Her friendship with her assistant, Nancy, is shown to be of great value to her,
but the film’s repeated shots of a solitary Jackie make clear that she feels
cut off from everyone around her. In the film’s final minutes, a happy sequence
of her playing on the beach with her children is concluded with a close-up of
her grief-stricken face, and her children out of the frame. Then, she sits
alone on the couch while the Life interviewer talks on the phone. Then, at the
burial of JFK, she stands starkly apart from everyone else. The final shot is
of her dancing at a party in JFK’s arms, placing her feelings of joy and belonging
firmly in the past.
Angelica Jade Bastién writes that Jackie uses horror movie techniques to illustrate Jackie’s grief. Levi’s score is an integral part of this, the
relentless, ominous strings suggesting that life has changed for Jackie in a
most terrifying way. When she finally returns to the White House from Dallas,
the score is fundamentally eerie, sadness undercut with grim foreboding. It’s a
score suited to a dangerous expedition into unknown territory, rather than a
return home. Levi’s score communicates what doesn’t need to be said through
dialogue; the White House isn’t home anymore, and Jackie’s power has
disappeared with her First Lady title. The terror of being cut off from a
familiar world, and the subsequent alienation, are made salient in Levi’s grim,
uncomfortable music.
The alien in Under the Skin has no possessions apart from
her classic predator’s white van, and the outfit she chooses to resemble the
common woman. Although dressed in the finest of outfits, Jackie finds herself
similarly dispossessed, telling the Life reporter that the White House and her
current house never belonged to her. “Nothing’s mine, not for keeps anyway,”

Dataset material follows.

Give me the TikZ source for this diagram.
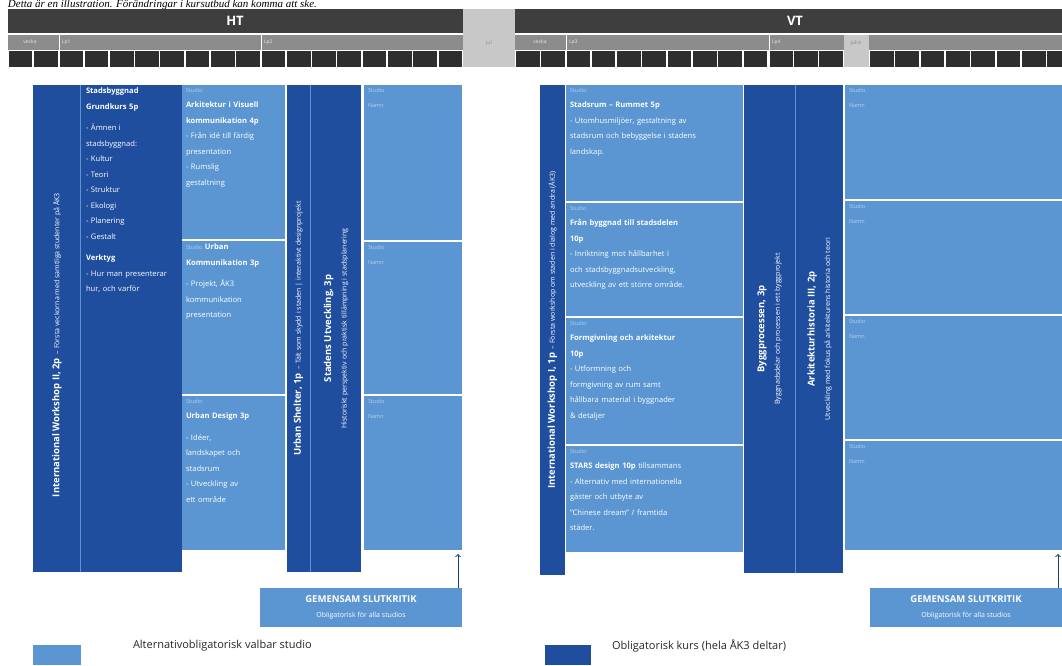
\documentclass[tikz,border=0pt]{standalone}
\usepackage{fontspec}
\setmainfont{Open Sans}
\newfontfamily\notefont{Liberation Serif}
\usepackage{xcolor}
\definecolor{KursBlue}{HTML}{1F4E9E}
\definecolor{StudioBlue}{HTML}{5B96D2}
\definecolor{TagBlue}{HTML}{B4D0EE}
\definecolor{HeadGray}{HTML}{3E3E3E}
\definecolor{WeekGray}{HTML}{8C8C8C}
\definecolor{CellGray}{HTML}{2E2E2E}
\definecolor{BreakGray}{HTML}{C8C8C8}
\definecolor{ArrowBlue}{HTML}{1D3F78}
\usetikzlibrary{positioning}

\begin{document}
\begin{tikzpicture}[x=1pt, y=-1pt,
    font=\fontsize{7.6}{15.5}\selectfont,
    inner sep=0pt,
    outer sep=0pt,
    kurs/.style={shape=rectangle, fill=KursBlue},
    studio/.style={shape=rectangle, fill=StudioBlue},
    boxtext/.style={text=white, align=left},
    coltitle/.style={text=white, rotate=90, align=center},
    weeklabel/.style={text=white!80!WeekGray, font=\fontsize{5}{6}\selectfont}]

    \path [use as bounding box] (0,0) rectangle (1062,665);

    % note on top
    \node[name=note,
      anchor=base west,
      font=\notefont\itshape\fontsize{11}{11}\selectfont] at (8,7.6)
      {Detta är en illustration. Förändringar i kursutbud kan komma att ske.};

    % header HT / VT
    \fill[HeadGray] (8,9) rectangle (463,33);
    \fill[HeadGray] (515,9) rectangle (1062,33);
    \fill[BreakGray] (463,9) rectangle (515,67);
    \fill[WeekGray] (8,35) rectangle (463,50);
    \fill[WeekGray] (515,35) rectangle (1062,50);
    \foreach \w in {0,...,17}
      \fill[CellGray] ({8+\w*25.28+0.8},51) rectangle ({8+(\w+1)*25.28-0.8},67);
    \foreach \w in {0,...,21}
      \fill[CellGray] ({515+\w*25.3+0.8},51) rectangle ({min(515+(\w+1)*25.3-0.8,1062)},67);
    \fill[BreakGray] (844,35) rectangle (869,67);
    \foreach \x in {59,261,566,769}
      \draw[white, line width=1pt] (\x,35) -- (\x,67);

    \node[name=ht, text=white, font=\bfseries\fontsize{13}{13}\selectfont] at (235,21) {HT};
    \node[name=vt, text=white, font=\bfseries\fontsize{13}{13}\selectfont] at (795,21) {VT};

    \node[name=wkht, weeklabel] at (30,42) {vecka};
    \node[name=lpone, weeklabel, anchor=west] at (62,42) {Lp1};
    \node[name=lptwo, weeklabel, anchor=west] at (264,42) {Lp2};
    \node[name=jul, weeklabel, text=WeekGray] at (489,43) {jul};
    \node[name=wkvt, weeklabel] at (540,42) {vecka};
    \node[name=lpthree, weeklabel, anchor=west] at (569,42) {Lp3};
    \node[name=lpfour, weeklabel, anchor=west] at (772,42) {Lp4};
    \node[name=pask, weeklabel, text=WeekGray] at (856,43) {påsk};

    % HT courses
    \node[name=wsht, kurs,
      minimum width=47pt,
      minimum height=487pt,
      anchor=north west] at (33,85) {};

    \node[name=grundkurs, kurs,
      minimum width=101pt,
      minimum height=487pt,
      right=1pt of wsht.north east,
      anchor=north west] {};

    \node[name=sht1, studio,
      minimum width=103pt,
      minimum height=154pt,
      right=0pt of grundkurs.north east,
      anchor=north west] {};

    \node[name=sht2, studio,
      minimum width=103pt,
      minimum height=153pt,
      below=2pt of sht1] {};

    \node[name=sht3, studio,
      minimum width=103pt,
      minimum height=154pt,
      below=2pt of sht2] {};

    \node[name=urbsh, kurs,
      minimum width=23pt,
      minimum height=487pt,
      right=2pt of sht1.north east,
      anchor=north west] {};

    \node[name=stadut, kurs,
      minimum width=50pt,
      minimum height=487pt,
      right=1pt of urbsh.north east,
      anchor=north west] {};

    \node[name=fht1, studio,
      minimum width=98pt,
      minimum height=155pt,
      right=3pt of stadut.north east,
      anchor=north west] {};

    \node[name=fht2, studio,
      minimum width=98pt,
      minimum height=152pt,
      below=2pt of fht1] {};

    \node[name=fht3, studio,
      minimum width=98pt,
      minimum height=154pt,
      below=2pt of fht2] {};

    \draw[StudioBlue, line width=1pt] ([xshift=0.5pt]wsht.north east) -- ([xshift=0.5pt]wsht.south east);
    \draw[StudioBlue, line width=1pt] ([xshift=0.5pt]urbsh.north east) -- ([xshift=0.5pt]urbsh.south east);

    % HT texts
    \node[name=wshtlabel, coltitle] at (57,345)
      {{\bfseries\fontsize{9.5}{11}\selectfont International Workshop II, 2p}
       {\fontsize{7}{8}\selectfont\ -- Första veckorna med samtliga studenter på ÅK3}};

    \node[name=grundtext, boxtext,
      text width=95pt,
      below right=3pt and 5pt of grundkurs.north west]
      {\textbf{Stadsbyggnad}\\ \textbf{Grundkurs 5p}\\[6pt]
       - Ämnen i\\ stadsbyggnad:\\ - Kultur\\ - Teori\\ - Struktur\\ - Ekologi\\
       - Planering\\ - Gestalt\\[6pt]
       \textbf{Verktyg}\\ - Hur man presenterar\\ hur, och varför};

    \node[name=sht1text, boxtext,
      text width=98pt,
      below right=3pt and 4pt of sht1.north west]
      {{\fontsize{5.5}{6}\selectfont\color{TagBlue}Studio}\\ \textbf{Arkitektur i Visuell}\\ \textbf{kommunikation 4p}\\
       - Från idé till färdig\\ presentation\\ - Rumslig\\ gestaltning};

    \node[name=sht2text, boxtext,
      text width=98pt,
      below right=3pt and 4pt of sht2.north west]
      {{\fontsize{5.5}{6}\selectfont\color{TagBlue}Studio} \textbf{Urban}\\ \textbf{Kommunikation 3p}\\[6pt]
       - Projekt, ÅK3\\ kommunikation\\ presentation};

    \node[name=sht3text, boxtext,
      text width=98pt,
      below right=3pt and 4pt of sht3.north west]
      {{\fontsize{5.5}{6}\selectfont\color{TagBlue}Studio}\\ \textbf{Urban Design 3p}\\[6pt]
       - Idéer,\\ landskapet och\\ stadsrum\\ - Utveckling av\\ ett område};

    \node[name=urbshlabel, coltitle] at (urbsh.center)
      {{\bfseries\fontsize{9.5}{11}\selectfont Urban Shelter, 1p}
       {\fontsize{7}{8}\selectfont\ -- Tält som skydd i staden | interaktivt designprojekt}};

    \node[name=stadutlabel, coltitle] at (stadut.center)
      {{\bfseries\fontsize{9.5}{12}\selectfont Stadens Utveckling, 3p}\\
       {\fontsize{7}{8}\selectfont Historiskt perspektiv och praktisk tillämpning i stadsplanering}};

    \foreach \b in {fht1,fht2,fht3}
      \node[name=\b text, boxtext,
        text width=90pt,
        below right=3pt and 4pt of \b.north west]
        {{\fontsize{5.5}{6}\selectfont\color{TagBlue}Studio}\\ {\fontsize{5.5}{6}\selectfont\color{TagBlue}Namn}};

    % VT courses
    \node[name=wsvt, kurs,
      minimum width=25pt,
      minimum height=490pt,
      anchor=north west] at (540,85) {};

    \node[name=svt1, studio,
      minimum width=177pt,
      minimum height=116pt,
      right=1pt of wsvt.north east,
      anchor=north west] {};

    \node[name=svt2, studio,
      minimum width=177pt,
      minimum height=113pt,
      below=2pt of svt1] {};

    \node[name=svt3, studio,
      minimum width=177pt,
      minimum height=126pt,
      below=2pt of svt2] {};

    \node[name=svt4, studio,
      minimum width=177pt,
      minimum height=106pt,
      below=2pt of svt3] {};

    \node[name=bygg, kurs,
      minimum width=51pt,
      minimum height=488pt,
      right=1pt of svt1.north east,
      anchor=north west] {};

    \node[name=arkhist, kurs,
      minimum width=47pt,
      minimum height=488pt,
      right=1pt of bygg.north east,
      anchor=north west] {};

    \node[name=evt1, studio,
      minimum width=217pt,
      minimum height=114pt,
      right=2pt of arkhist.north east,
      anchor=north west] {};

    \node[name=evt2, studio,
      minimum width=217pt,
      minimum height=113pt,
      below=2pt of evt1] {};

    \node[name=evt3, studio,
      minimum width=217pt,
      minimum height=123pt,
      below=2pt of evt2] {};

    \node[name=evt4, studio,
      minimum width=217pt,
      minimum height=109pt,
      below=2pt of evt3] {};

    \draw[StudioBlue, line width=1pt] ([xshift=0.5pt]bygg.north east) -- ([xshift=0.5pt]bygg.south east);

    % VT texts
    \node[name=wsvtlabel, coltitle] at (wsvt.center)
      {{\bfseries\fontsize{9.5}{11}\selectfont International Workshop I, 1p}
       {\fontsize{7}{8}\selectfont\ -- Första workshop om staden i dialog med andra (ÅK3)}};

    \node[name=svt1text, boxtext,
      text width=172pt,
      below right=3pt and 4pt of svt1.north west]
      {{\fontsize{5.5}{6}\selectfont\color{TagBlue}Studio}\\ \textbf{Stadsrum -- Rummet 5p}\\
       - Utomhusmiljöer, gestaltning av\\ stadsrum och bebyggelse i stadens\\ landskap.};

    \node[name=svt2text, boxtext,
      text width=172pt,
      below right=3pt and 4pt of svt2.north west]
      {{\fontsize{5.5}{6}\selectfont\color{TagBlue}Studio}\\ \textbf{Från byggnad till stadsdelen}\\ \textbf{10p}\\
       - Inriktning mot hållbarhet i\\ och stadsbyggnadsutveckling,\\ utveckling av ett större område.};

    \node[name=svt3text, boxtext,
      text width=172pt,
      below right=3pt and 4pt of svt3.north west]
      {{\fontsize{5.5}{6}\selectfont\color{TagBlue}Studio}\\ \textbf{Formgivning och arkitektur}\\ \textbf{10p}\\
       - Utformning och\\ formgivning av rum samt\\ hållbara material i byggnader\\ \& detaljer};

    \node[name=svt4text, boxtext,
      text width=172pt,
      below right=3pt and 4pt of svt4.north west]
      {{\fontsize{5.5}{6}\selectfont\color{TagBlue}Studio}\\ \textbf{STARS design 10p} tillsammans\\
       - Alternativ med internationella\\ gäster och utbyte av\\ ''Chinese dream'' / framtida\\ städer.};

    \node[name=bygglabel, coltitle] at (bygg.center)
      {{\bfseries\fontsize{9.5}{12}\selectfont Byggprocessen, 3p}\\
       {\fontsize{7}{8}\selectfont Byggnadsdelar och processen i ett byggprojekt}};

    \node[name=arkhistlabel, coltitle] at (arkhist.center)
      {{\bfseries\fontsize{9.5}{12}\selectfont Arkitekturhistoria III, 2p}\\
       {\fontsize{7}{8}\selectfont Utveckling med fokus på arkitekturens historia och teori}};

    \foreach \b in {evt1,evt2,evt3,evt4}
      \node[name=\b text, boxtext,
        text width=90pt,
        below right=3pt and 4pt of \b.north west]
        {{\fontsize{5.5}{6}\selectfont\color{TagBlue}Studio}\\ {\fontsize{5.5}{6}\selectfont\color{TagBlue}Namn}};

    % final critique
    \node[name=slutht, studio,
      minimum width=202pt,
      minimum height=39pt,
      text=white,
      align=center,
      anchor=north west] at (260,588)
      {{\bfseries\fontsize{9.5}{12}\selectfont GEMENSAM SLUTKRITIK}\\[-1pt]
       {\fontsize{7}{8}\selectfont Obligatorisk för alla studios}};

    \node[name=slutvt, studio,
      minimum width=192pt,
      minimum height=39pt,
      text=white,
      align=center,
      anchor=north west] at (870,588)
      {{\bfseries\fontsize{9.5}{12}\selectfont GEMENSAM SLUTKRITIK}\\[-1pt]
       {\fontsize{7}{8}\selectfont Obligatorisk för alla studios}};

    \path ([xshift=-4pt]slutht.north east) edge[->, ArrowBlue, line width=1pt, shorten >=4pt] ([xshift=-4pt]fht3.south east);
    \path ([xshift=-4pt]slutvt.north east) edge[->, ArrowBlue, line width=1pt, shorten >=4pt] ([xshift=-4pt]evt4.south east);

    % legend
    \node[name=keystudio, studio,
      minimum width=48pt,
      minimum height=20pt,
      anchor=north west] at (33,645) {};
    \node[name=keystudiotext,
      anchor=west,
      font=\fontsize{11}{12}\selectfont,
      text=black!85] at (133,646) {Alternativobligatorisk valbar studio};

    \node[name=keykurs, kurs,
      minimum width=46pt,
      minimum height=20pt,
      anchor=north west] at (545,645) {};
    \node[name=keykurstext,
      anchor=west,
      font=\fontsize{11}{12}\selectfont,
      text=black!85] at (612,646) {Obligatorisk kurs (hela ÅK3 deltar)};
  \end{tikzpicture}
\end{document}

she tells him. Separated from the home planet or the White House, both women
are anchorless, adrift. Even when surrounded by revellers in metropolitan
Glasgow, or watched by thousands at her husband’s funeral, the alien and Jackie
remain fundamentally alone. Haunted by their inability to connect with others,
to slot in to this world, they stand lost and detached. Jackie’s deeply
emotional outbursts may stand in stark contrast to the alien’s lack of empathy,
but both women share a troubling alienation from the people around them. Levi’s
scores make this alienation audible, the grim discomfort of her music allowing
the audience to feel, even for 90 minutes, the terror of such a solitude.